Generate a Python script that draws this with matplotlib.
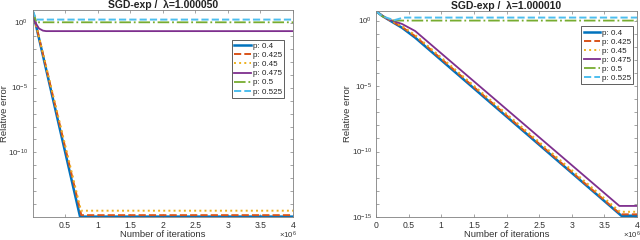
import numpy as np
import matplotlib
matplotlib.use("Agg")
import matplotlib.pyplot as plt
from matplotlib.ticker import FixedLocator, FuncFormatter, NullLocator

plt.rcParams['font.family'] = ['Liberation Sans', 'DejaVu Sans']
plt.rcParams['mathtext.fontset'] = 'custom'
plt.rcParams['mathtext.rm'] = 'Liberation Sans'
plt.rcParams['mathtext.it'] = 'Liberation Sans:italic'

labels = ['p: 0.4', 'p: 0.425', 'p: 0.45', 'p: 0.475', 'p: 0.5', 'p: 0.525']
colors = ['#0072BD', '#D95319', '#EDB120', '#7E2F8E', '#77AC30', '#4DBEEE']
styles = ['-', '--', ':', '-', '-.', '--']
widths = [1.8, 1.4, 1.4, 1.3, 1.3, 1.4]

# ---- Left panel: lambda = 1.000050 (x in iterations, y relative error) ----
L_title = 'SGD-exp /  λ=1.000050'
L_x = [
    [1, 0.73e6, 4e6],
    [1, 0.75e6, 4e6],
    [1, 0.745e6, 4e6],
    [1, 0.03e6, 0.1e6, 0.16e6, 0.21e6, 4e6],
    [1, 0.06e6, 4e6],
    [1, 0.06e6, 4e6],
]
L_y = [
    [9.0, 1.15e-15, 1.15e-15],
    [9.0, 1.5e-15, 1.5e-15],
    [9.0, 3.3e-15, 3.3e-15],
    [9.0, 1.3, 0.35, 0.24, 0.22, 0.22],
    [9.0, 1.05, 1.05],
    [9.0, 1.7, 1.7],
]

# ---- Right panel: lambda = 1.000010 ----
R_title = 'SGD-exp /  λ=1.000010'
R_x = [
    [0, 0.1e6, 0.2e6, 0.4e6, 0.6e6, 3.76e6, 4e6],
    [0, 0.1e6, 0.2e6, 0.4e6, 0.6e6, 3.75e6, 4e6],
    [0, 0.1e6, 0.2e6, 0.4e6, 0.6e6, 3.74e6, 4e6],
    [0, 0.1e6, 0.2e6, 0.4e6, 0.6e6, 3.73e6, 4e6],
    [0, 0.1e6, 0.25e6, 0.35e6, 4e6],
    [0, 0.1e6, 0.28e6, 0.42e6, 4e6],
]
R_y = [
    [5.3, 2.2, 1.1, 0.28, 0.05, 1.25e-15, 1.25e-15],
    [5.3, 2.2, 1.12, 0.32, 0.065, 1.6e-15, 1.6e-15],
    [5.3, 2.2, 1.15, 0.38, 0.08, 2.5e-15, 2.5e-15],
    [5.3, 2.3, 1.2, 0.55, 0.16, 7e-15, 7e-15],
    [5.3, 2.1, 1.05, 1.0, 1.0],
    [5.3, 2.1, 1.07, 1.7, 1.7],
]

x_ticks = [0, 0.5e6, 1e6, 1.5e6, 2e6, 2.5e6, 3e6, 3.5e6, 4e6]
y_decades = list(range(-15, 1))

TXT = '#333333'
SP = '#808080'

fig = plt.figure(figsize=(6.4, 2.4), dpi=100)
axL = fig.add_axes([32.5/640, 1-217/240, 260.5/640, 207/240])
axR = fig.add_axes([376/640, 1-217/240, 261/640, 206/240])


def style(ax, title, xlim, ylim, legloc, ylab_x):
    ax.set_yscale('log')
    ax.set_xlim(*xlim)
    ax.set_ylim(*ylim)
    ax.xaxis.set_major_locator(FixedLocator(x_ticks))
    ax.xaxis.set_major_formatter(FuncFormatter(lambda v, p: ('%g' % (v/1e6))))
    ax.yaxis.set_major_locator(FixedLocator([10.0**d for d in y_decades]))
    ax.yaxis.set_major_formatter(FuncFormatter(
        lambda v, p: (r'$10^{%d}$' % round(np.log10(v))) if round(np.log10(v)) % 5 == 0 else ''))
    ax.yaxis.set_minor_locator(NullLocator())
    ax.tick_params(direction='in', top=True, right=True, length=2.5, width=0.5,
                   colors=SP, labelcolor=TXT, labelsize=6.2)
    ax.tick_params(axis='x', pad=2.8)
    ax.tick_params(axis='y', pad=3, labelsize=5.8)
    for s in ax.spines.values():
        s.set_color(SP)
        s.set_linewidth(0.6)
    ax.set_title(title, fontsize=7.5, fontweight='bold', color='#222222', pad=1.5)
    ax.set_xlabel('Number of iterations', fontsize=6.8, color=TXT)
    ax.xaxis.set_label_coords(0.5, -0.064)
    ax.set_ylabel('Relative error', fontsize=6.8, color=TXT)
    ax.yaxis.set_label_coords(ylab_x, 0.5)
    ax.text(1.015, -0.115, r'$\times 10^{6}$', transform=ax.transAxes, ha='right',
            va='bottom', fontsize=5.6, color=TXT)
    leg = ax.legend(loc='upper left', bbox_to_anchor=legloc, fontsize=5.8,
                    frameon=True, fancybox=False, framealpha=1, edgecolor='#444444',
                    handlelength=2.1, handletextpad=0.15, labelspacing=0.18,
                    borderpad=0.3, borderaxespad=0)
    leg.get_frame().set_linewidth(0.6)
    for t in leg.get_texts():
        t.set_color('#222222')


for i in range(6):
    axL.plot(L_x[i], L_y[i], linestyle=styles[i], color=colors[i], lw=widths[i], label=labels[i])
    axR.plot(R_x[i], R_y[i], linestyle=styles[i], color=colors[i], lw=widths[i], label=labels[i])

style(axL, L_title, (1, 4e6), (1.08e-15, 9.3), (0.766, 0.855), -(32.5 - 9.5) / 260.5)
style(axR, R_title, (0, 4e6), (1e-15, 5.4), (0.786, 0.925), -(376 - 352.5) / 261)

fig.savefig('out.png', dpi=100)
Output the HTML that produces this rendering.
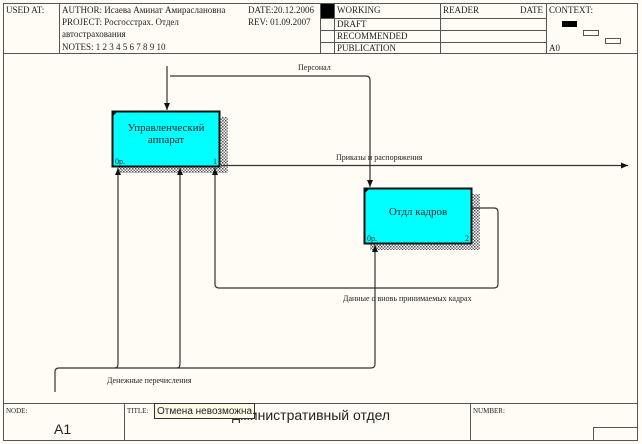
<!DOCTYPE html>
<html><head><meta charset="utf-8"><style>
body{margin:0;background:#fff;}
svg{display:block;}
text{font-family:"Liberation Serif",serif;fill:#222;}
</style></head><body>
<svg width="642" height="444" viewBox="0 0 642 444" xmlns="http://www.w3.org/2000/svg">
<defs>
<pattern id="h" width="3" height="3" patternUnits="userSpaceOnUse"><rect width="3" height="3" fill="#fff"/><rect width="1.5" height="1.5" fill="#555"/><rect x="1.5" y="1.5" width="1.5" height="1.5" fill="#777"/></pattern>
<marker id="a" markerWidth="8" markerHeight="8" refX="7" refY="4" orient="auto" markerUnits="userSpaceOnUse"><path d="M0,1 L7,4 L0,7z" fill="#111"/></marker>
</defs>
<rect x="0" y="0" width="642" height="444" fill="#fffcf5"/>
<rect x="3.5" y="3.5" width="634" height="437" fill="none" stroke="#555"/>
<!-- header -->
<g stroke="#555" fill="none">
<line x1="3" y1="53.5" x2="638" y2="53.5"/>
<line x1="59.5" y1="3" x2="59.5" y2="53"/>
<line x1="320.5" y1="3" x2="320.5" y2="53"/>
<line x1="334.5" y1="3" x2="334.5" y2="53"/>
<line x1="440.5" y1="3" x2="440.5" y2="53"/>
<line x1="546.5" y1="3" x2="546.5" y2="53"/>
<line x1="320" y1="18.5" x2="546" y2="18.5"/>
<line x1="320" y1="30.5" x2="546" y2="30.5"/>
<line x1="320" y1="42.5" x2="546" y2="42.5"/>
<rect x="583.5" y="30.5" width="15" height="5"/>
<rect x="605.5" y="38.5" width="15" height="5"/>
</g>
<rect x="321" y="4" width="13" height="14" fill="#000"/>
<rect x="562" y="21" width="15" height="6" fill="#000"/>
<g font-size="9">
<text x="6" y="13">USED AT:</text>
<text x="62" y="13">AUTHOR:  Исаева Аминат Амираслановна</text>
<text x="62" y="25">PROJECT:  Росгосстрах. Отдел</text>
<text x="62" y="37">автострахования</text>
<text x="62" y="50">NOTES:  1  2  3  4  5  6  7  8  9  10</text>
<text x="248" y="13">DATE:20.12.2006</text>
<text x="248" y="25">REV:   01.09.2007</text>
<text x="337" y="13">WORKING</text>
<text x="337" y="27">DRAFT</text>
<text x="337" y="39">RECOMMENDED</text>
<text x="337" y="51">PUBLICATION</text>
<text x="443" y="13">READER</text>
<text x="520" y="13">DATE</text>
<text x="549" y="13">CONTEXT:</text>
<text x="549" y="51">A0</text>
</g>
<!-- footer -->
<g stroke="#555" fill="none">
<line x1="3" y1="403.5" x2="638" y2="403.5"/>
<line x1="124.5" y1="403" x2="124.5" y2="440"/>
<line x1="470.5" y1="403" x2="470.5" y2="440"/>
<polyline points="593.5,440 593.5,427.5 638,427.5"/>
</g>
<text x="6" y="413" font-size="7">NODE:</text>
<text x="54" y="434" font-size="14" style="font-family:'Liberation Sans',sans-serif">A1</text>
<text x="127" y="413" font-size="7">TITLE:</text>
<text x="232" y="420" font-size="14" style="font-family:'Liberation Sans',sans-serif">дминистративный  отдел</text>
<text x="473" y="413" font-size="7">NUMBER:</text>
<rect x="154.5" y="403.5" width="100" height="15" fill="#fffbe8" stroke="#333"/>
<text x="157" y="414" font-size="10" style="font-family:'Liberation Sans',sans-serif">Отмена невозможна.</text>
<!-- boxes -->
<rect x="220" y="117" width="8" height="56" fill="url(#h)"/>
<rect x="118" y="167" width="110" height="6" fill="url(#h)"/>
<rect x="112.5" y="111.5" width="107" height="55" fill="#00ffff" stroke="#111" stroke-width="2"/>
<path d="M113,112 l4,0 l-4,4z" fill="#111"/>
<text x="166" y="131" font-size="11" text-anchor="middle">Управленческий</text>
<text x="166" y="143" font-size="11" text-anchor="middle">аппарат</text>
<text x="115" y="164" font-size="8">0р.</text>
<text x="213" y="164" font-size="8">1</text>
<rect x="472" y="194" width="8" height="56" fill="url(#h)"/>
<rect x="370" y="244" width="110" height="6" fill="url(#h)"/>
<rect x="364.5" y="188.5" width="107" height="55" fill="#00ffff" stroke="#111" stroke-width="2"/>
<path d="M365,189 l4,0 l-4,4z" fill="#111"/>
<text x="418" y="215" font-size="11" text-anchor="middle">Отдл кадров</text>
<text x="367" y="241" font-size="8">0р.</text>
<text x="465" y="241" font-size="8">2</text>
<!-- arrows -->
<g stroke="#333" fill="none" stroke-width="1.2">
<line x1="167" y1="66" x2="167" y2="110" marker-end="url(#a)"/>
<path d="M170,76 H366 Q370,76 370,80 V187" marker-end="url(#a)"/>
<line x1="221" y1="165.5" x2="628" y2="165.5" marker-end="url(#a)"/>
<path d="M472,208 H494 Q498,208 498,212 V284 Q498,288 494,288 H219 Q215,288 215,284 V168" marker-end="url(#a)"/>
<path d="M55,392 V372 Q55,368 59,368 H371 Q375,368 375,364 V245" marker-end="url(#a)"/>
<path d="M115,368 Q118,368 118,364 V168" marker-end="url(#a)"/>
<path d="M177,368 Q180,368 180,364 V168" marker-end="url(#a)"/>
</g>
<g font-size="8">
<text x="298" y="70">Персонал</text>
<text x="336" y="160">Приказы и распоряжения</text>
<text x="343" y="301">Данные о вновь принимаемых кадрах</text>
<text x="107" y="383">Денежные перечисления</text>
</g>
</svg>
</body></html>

+ + + + +

Set exercise:
Write out exactly the opening lines of the data, stopping after the line that holds "y_decades = list(range(-15, 1))". Exclude pictures.

Written solution:
Generate a Python script that draws this with matplotlib.
import numpy as np
import matplotlib
matplotlib.use("Agg")
import matplotlib.pyplot as plt
from matplotlib.ticker import FixedLocator, FuncFormatter, NullLocator

plt.rcParams['font.family'] = ['Liberation Sans', 'DejaVu Sans']
plt.rcParams['mathtext.fontset'] = 'custom'
plt.rcParams['mathtext.rm'] = 'Liberation Sans'
plt.rcParams['mathtext.it'] = 'Liberation Sans:italic'

labels = ['p: 0.4', 'p: 0.425', 'p: 0.45', 'p: 0.475', 'p: 0.5', 'p: 0.525']
colors = ['#0072BD', '#D95319', '#EDB120', '#7E2F8E', '#77AC30', '#4DBEEE']
styles = ['-', '--', ':', '-', '-.', '--']
widths = [1.8, 1.4, 1.4, 1.3, 1.3, 1.4]

# ---- Left panel: lambda = 1.000050 (x in iterations, y relative error) ----
L_title = 'SGD-exp /  λ=1.000050'
L_x = [
    [1, 0.73e6, 4e6],
    [1, 0.75e6, 4e6],
    [1, 0.745e6, 4e6],
    [1, 0.03e6, 0.1e6, 0.16e6, 0.21e6, 4e6],
    [1, 0.06e6, 4e6],
    [1, 0.06e6, 4e6],
]
L_y = [
    [9.0, 1.15e-15, 1.15e-15],
    [9.0, 1.5e-15, 1.5e-15],
    [9.0, 3.3e-15, 3.3e-15],
    [9.0, 1.3, 0.35, 0.24, 0.22, 0.22],
    [9.0, 1.05, 1.05],
    [9.0, 1.7, 1.7],
]

# ---- Right panel: lambda = 1.000010 ----
R_title = 'SGD-exp /  λ=1.000010'
R_x = [
    [0, 0.1e6, 0.2e6, 0.4e6, 0.6e6, 3.76e6, 4e6],
    [0, 0.1e6, 0.2e6, 0.4e6, 0.6e6, 3.75e6, 4e6],
    [0, 0.1e6, 0.2e6, 0.4e6, 0.6e6, 3.74e6, 4e6],
    [0, 0.1e6, 0.2e6, 0.4e6, 0.6e6, 3.73e6, 4e6],
    [0, 0.1e6, 0.25e6, 0.35e6, 4e6],
    [0, 0.1e6, 0.28e6, 0.42e6, 4e6],
]
R_y = [
    [5.3, 2.2, 1.1, 0.28, 0.05, 1.25e-15, 1.25e-15],
    [5.3, 2.2, 1.12, 0.32, 0.065, 1.6e-15, 1.6e-15],
    [5.3, 2.2, 1.15, 0.38, 0.08, 2.5e-15, 2.5e-15],
    [5.3, 2.3, 1.2, 0.55, 0.16, 7e-15, 7e-15],
    [5.3, 2.1, 1.05, 1.0, 1.0],
    [5.3, 2.1, 1.07, 1.7, 1.7],
]

x_ticks = [0, 0.5e6, 1e6, 1.5e6, 2e6, 2.5e6, 3e6, 3.5e6, 4e6]
y_decades = list(range(-15, 1))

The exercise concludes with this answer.